Renee Zellweger’s transformative performance elevates ‘Judy’ to can’t-miss status

ARNOLD WAYNE JONES | Executive Editor


I never knew a world where Judy Garland was alive, but she was a living presence anyway. From the annual TV airings of The Wizard of Oz to the songs she popularized, her talent easily outlived her 47 years. But even as a child, before I knew the tragedy of her personal history, I could sense the sadness the permeated her. Even on numbers like “Get Happy” or “The Trolley Song,” there was something in the timbre of her voice that oozed heartache. It’s what made her such a popular interpreter of the Great American Songbook. When finally, in my late teens, I saw her greatest acting performance in A Star Is Born, it became clear this was a creature not meant long for this world. That she lasted as long as she did seems a blessing.

It would be facile (as many biopics about tragic artists can be) to reduce her life to a variation of the poor little rich girl: Terrorized as a child star by studio boss Louis B. Mayer, cursed in adulthood with a loveless home life, failed marriages and financial hardships, but most attributable to her own self-destructive habits. And anyway, she was famous! Imagine the joy she would have brought for decades more if only she had exercised some discipline! And the new film Judy does, in fact, touch on all those tropes like a baseball player running the bases. But something deeper emerges from the interstices of plot points: A fully realized, funny, complicated genius with tons of heart. And the designated hitter in this lineup is Renee Zellweger.

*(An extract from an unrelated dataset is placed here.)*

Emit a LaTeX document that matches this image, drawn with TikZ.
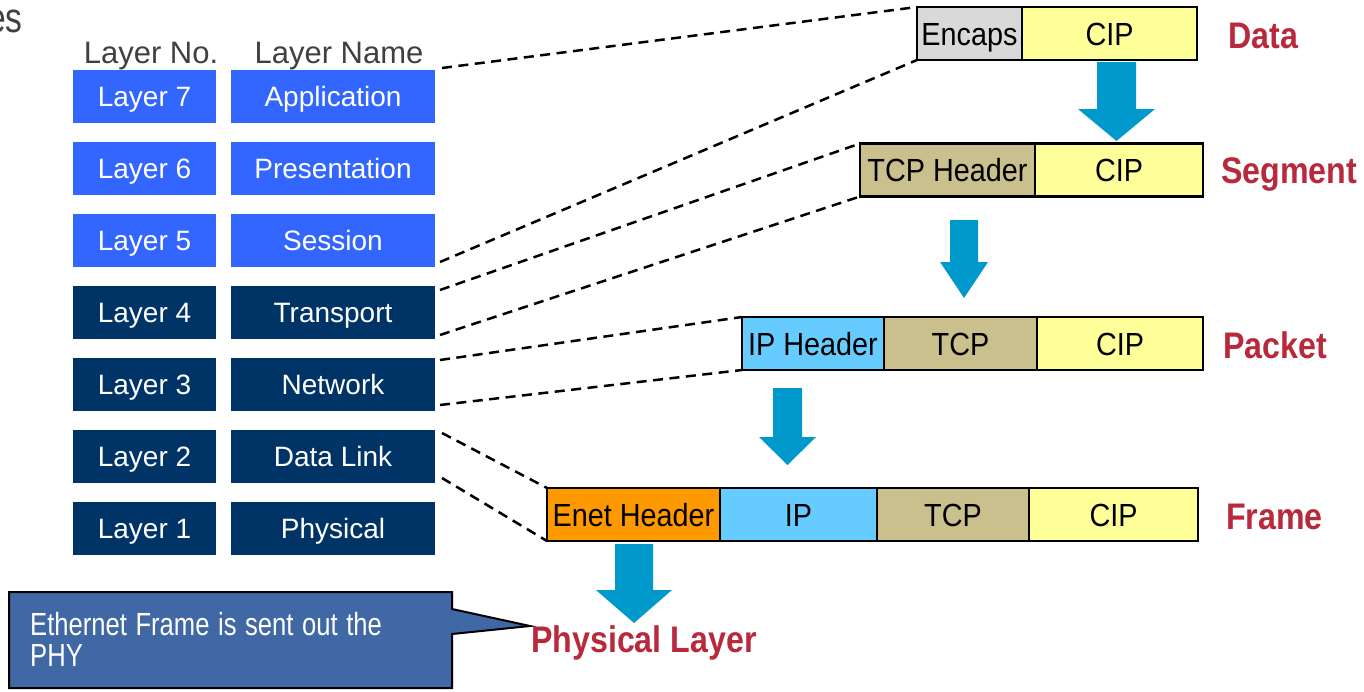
\documentclass[tikz,border=0pt]{standalone}
\usepackage{fontspec}
\usetikzlibrary{calc}
\setmainfont{Liberation Sans}
\newfontfamily\narrowfont[FakeStretch=0.9]{Liberation Sans}
\newfontfamily\labelfont[FakeStretch=0.87]{Liberation Sans}
\newfontfamily\callfont[FakeStretch=0.8]{Liberation Sans}
\definecolor{lblue}{HTML}{3366FF}
\definecolor{navy}{HTML}{003366}
\definecolor{hdgray}{HTML}{404040}
\definecolor{encgray}{HTML}{D9D9D9}
\definecolor{cipyel}{HTML}{FFFF99}
\definecolor{tcptan}{HTML}{C9C08E}
\definecolor{iplb}{HTML}{66CCFF}
\definecolor{enetor}{HTML}{FF9900}
\definecolor{arrowblue}{HTML}{0099CC}
\definecolor{lred}{HTML}{B8293B}
\definecolor{callblue}{HTML}{4068A5}
\newcommand\blkarrow[6]{\fill[arrowblue] (#1-#3,#2) -- (#1+#3,#2) -- (#1+#3,#4) -- (#1+#5,#4) -- (#1,#6) -- (#1-#5,#4) -- (#1-#3,#4) -- cycle;}
\newcommand\tightspace{\spaceskip=8.6pt\relax}
\tikzset{
  lay/.style={inner sep=0pt, outer sep=0pt, minimum height=53pt, text=white, text height=20pt, text depth=0pt, font=\fontsize{28}{31}\selectfont},
  num/.style={lay, minimum width=143pt},
  nam/.style={lay, minimum width=204pt},
  upper/.style={fill=lblue},
  lower/.style={fill=navy},
  hdr/.style={anchor=base, inner sep=0pt, text=hdgray, font=\fontsize{31}{34}\selectfont},
  fld/.style={draw=black, line width=2.5pt, inner sep=0pt, outer sep=0pt, minimum height=53pt, text height=23pt, text depth=0pt, font=\narrowfont\fontsize{32}{35}\selectfont},
  lbl/.style={anchor=base west, inner sep=0pt, text=lred, font=\labelfont\bfseries\fontsize{37}{40}\selectfont},
  dsh/.style={dash pattern=on 10pt off 6.5pt, line width=2.5pt},
}
\begin{document}
\begin{tikzpicture}[x=1pt,y=-1pt]
\useasboundingbox (0,0) rectangle (1364,691);
% cut-off title
\node[anchor=base east, inner sep=0pt, text=hdgray, font=\callfont\fontsize{42}{46}\selectfont] (ttl) at (23,32) {es};
% headers
\node[hdr] (hno) at (151,63) {Layer No.};
\node[hdr] (hname) at (339,63) {Layer Name};
% layer boxes
\node[num,upper] (n7) at (144.5,96.5) {Layer 7};
\node[nam,upper] (l7) at (333,96.5) {Application};
\node[num,upper] (n6) at (144.5,168.5) {Layer 6};
\node[nam,upper] (l6) at (333,168.5) {Presentation};
\node[num,upper] (n5) at (144.5,240.5) {Layer 5};
\node[nam,upper] (l5) at (333,240.5) {Session};
\node[num,lower] (n4) at (144.5,312.5) {Layer 4};
\node[nam,lower] (l4) at (333,312.5) {Transport};
\node[num,lower] (n3) at (144.5,384.5) {Layer 3};
\node[nam,lower] (l3) at (333,384.5) {Network};
\node[num,lower] (n2) at (144.5,456.5) {Layer 2};
\node[nam,lower] (l2) at (333,456.5) {Data Link};
\node[num,lower] (n1) at (144.5,528.5) {Layer 1};
\node[nam,lower] (l1) at (333,528.5) {Physical};
% Data row
\node[fld, fill=encgray, minimum width=105pt] (enc) at (969.5,33.5) {Encaps};
\node[fld, fill=cipyel, minimum width=175pt] (dcip) at (1109.5,33.5) {CIP};
\node[lbl] (ldata) at (1228,48) {Data};
% Segment row
\node[fld, fill=tcptan, minimum width=175pt] (stcp) at (947.5,170) {TCP Header};
\node[fld, fill=cipyel, minimum width=168pt] (scip) at (1119,170) {CIP};
\node[lbl] (lseg) at (1221,183) {Segment};
% Packet row
\node[fld, fill=iplb, minimum width=142pt] (pip) at (813,343.5) {IP Header};
\node[fld, fill=tcptan, minimum width=153pt] (ptcp) at (960.5,343.5) {TCP};
\node[fld, fill=cipyel, minimum width=166pt] (pcip) at (1120,343.5) {CIP};
\node[lbl] (lpkt) at (1223,358) {Packet};
% Frame row
\node[fld, fill=enetor, minimum width=173pt] (fen) at (633.5,514.5) {Enet Header};
\node[fld, fill=iplb, minimum width=157pt] (fip) at (798.5,514.5) {IP};
\node[fld, fill=tcptan, minimum width=152pt] (ftcp) at (953,514.5) {TCP};
\node[fld, fill=cipyel, minimum width=169pt] (fcip) at (1113.5,514.5) {CIP};
\node[lbl] (lfrm) at (1226,529) {Frame};
% Physical layer label
\node[lbl] (lphy) at (531,652) {Physical Layer};
% block arrows
\blkarrow{1116.5}{62}{19.5}{109}{38.5}{141}
\blkarrow{964}{220}{14}{262}{24}{298}
\blkarrow{787.5}{388}{14.5}{437}{28.5}{465}
\blkarrow{634}{544}{19}{590}{38}{623}
% dashed connectors
\draw[dsh] ($(l7.north east)+(7,-2)$) -- (enc.north west);
\draw[dsh] ($(l5.south east)+(5,-5)$) -- (enc.south west);
\draw[dsh] ($(l4.north east)+(5,4)$) -- (stcp.north west);
\draw[dsh] ($(l4.south east)+(5,-4)$) -- (stcp.south west);
\draw[dsh] ($(l3.north east)+(5,2)$) -- (pip.north west);
\draw[dsh] ($(l3.south east)+(5,-6)$) -- (pip.south west);
\draw[dsh] ($(l2.north east)+(7,3)$) -- (fen.north west);
\draw[dsh] ($(l2.south east)+(7,-5)$) -- (fen.south west);
% callout
\filldraw[fill=callblue, draw=black, line width=2pt] (9,592) -- (452,592) -- (452,609) -- (530,626) -- (452,634) -- (452,688) -- (9,688) -- cycle;
\node[anchor=west, inner sep=0pt, text=white, text width=410pt, align=left, font=\callfont\fontsize{32}{31}\selectfont] (call) at (30,639) {\tightspace Ethernet Frame is sent out the\\PHY};
\end{tikzpicture}
\end{document}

For about a decade starting in the mid-1990s, Zellweger was an unlikely star, breaking out with Jerry Maguire, then landing a hit franchise with the Bridget Jones movies, winning an Oscar (and another nomination) for Cold Mountain and Chicago … then all but disappearing (as actresses in their 40s sometimes do). While 2016’s Bridget Jones’ Baby made more than $200 million worldwide, it barely blipped in the U.S. with just $24 million. If you forgot she was even still acting, you could be forgiven.

Which, in some ways, intensifies the beauty of her performance here. There’s no baggage associated with her performance, no recent scandal or tic we’ve become accustomed to or bored by. So from the moment she appears onscreen, raven-haired with kids in tow and belting out songs like a pro, she’s transformed. You almost try to see the actress behind the performance, and you don’t. It’s a whiz-bang supernova of a performance, on the level of a Streep or a Day-Lewis. A movie about Judy Garland’s final comeback as a vehicle for Renee Zellweger’s own comeback?! Well, it’s just too perfect to miss.

The brilliance of the work resides not only in Zellweger’s, spot-on recreation of Garland’s vocal prowess, but in the physicality and details of her work. It’s not an impersonation, the kind a drag queen might do, but an embodiment: The tight smile, the humor, the desperation, the self-effacement, the carriage and gestures of a woman who often seemed ill-at-ease in her own body (she was prone to being chunky, so the studios starved her into stardom). Yes, she’s self-destructive, but she’s also damaged. Your disgust is supplanted by pity. (In one heartbreaking moment, Judy is found crying backstage after delivering a knockout show, and explains her tears thus: “What if I can’t do it again?”)

As told by screenwriter Tom Edge (freely adapting a play by Peter Quilter), Judy would have remained a gay icon even if her death in June 1969 hadn’t helped spark the Stonewall Riots and the modern gay rights movement. The film (set in 1968 in the months before her death) deals frankly with gay issues, including touching moments with two of Judy’s most devoted fans. And while the script and director Rupert Goold sometimes seem as if they are plucking scenes out of a handbook for lazy plotting, there’s no denying the power of the finale, an indelible scene that scorches its resonance on you like a brand. Try to walk away dry-eyed.